I first got to know Yo-Yo Ma from his exquisite recordings of Bach’s six solo cello suites. His tone, articulation, and fluid expression brought out the beauty of these suites like few other cellists. There are many recordings of these beautiful works, and Yo-Yo’s are always at the top of my list.
As one of the world’s great cellists, he could have stayed in his comfort zone and just stuck with the classical repertoire. But no, he decided instead to reach out and form a United Nations kind of orchestra, based on the the silk route and the different countries it traveled through, such as Iran, China, India, Syria, Spain, Japan, and other places. It reflects his passion for musical exploration, and gives us the joy of discovery by offering a learning curve of world music.
Voltaire, the great French philosopher of the Enlightenment, once wrote that politicians should learn music; it would help bring people and nations together. Music is also an anodyne that soothes and heals. With all the world’s current troubles, we sorely need music that provides a path to better understanding between people.
On the Silk Road Ensemble website we read, “We know that music cannot stop a bullet or feed the hungry, but it can bring empathy and joy to places where they are in short supply.” The Silk Road Ensemble brings together so many musicians from different traditions and musical styles into a harmonious whole; I wish world leaders could accomplish this!

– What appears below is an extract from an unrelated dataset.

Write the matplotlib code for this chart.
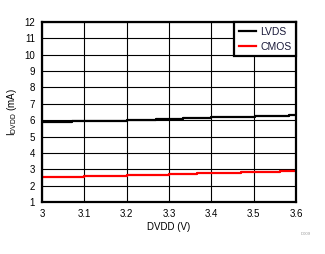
import matplotlib.pyplot as plt

plt.rcParams['font.family'] = ['Liberation Sans', 'DejaVu Sans']

# step edges (V) and currents (mA)
lvds_v = [3.0, 3.07, 3.135, 3.20, 3.27, 3.332, 3.40, 3.503, 3.584, 3.6]
lvds_i = [5.87, 5.93, 5.97, 6.03, 6.08, 6.14, 6.20, 6.26, 6.34, 6.34]

cmos_v = [3.0, 3.10, 3.20, 3.30, 3.366, 3.47, 3.563, 3.6]
cmos_i = [2.55, 2.61, 2.67, 2.73, 2.79, 2.85, 2.91, 2.91]

x_ticks = [3, 3.1, 3.2, 3.3, 3.4, 3.5, 3.6]
x_labels = ['3', '3.1', '3.2', '3.3', '3.4', '3.5', '3.6']
y_ticks = list(range(1, 13))

fig = plt.figure(figsize=(3.25, 2.54), dpi=100)
ax = fig.add_axes([0.129, 0.205, 0.782, 0.708])

ax.plot(lvds_v, lvds_i, drawstyle='steps-post', color='black', linewidth=1.6, label='LVDS')
ax.plot(cmos_v, cmos_i, drawstyle='steps-post', color='#ff0000', linewidth=1.6, label='CMOS')

ax.set_xlim(3, 3.6)
ax.set_ylim(1, 12)
ax.set_xticks(x_ticks)
ax.set_xticklabels(x_labels)
ax.set_yticks(y_ticks)
ax.grid(True, color='black', linewidth=0.8)
ax.tick_params(length=0, labelsize=7, pad=5)

for s in ax.spines.values():
    s.set_linewidth(1.6)

ax.set_xlabel('DVDD (V)', fontsize=7, labelpad=2)
ax.set_ylabel(r'I$_{\mathregular{DVDD}}$ (mA)', fontsize=7, labelpad=4)

leg = ax.legend(loc='upper right', fontsize=7.5, frameon=True, fancybox=False,
                borderaxespad=0, handlelength=1.7, handletextpad=0.35,
                borderpad=0.45, labelspacing=0.47)
leg.get_frame().set_edgecolor('black')
leg.get_frame().set_linewidth(1.6)
leg.get_frame().set_alpha(1)
for t in leg.get_texts():
    t.set_color('#1a1a3a')

fig.text(0.955, 0.075, 'D009', fontsize=3, color='#999999', ha='right')

plt.savefig('out.png', dpi=100)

I highly recommend a beautiful film about the ensemble called The Music of Strangers:
Finally, members of the Silk Road Ensemble recently took part in a summer residency at the Getty Center in conjunction with the exhibition, Caves Temples of Dunhuang: Buddhist Art on China’s Silk Road. The residency will conclude with a special concert on August 24 with members of the ensemble performing original music to accompany an outdoor screening of the 1927 silent film, “The Cave of the Silken Web.”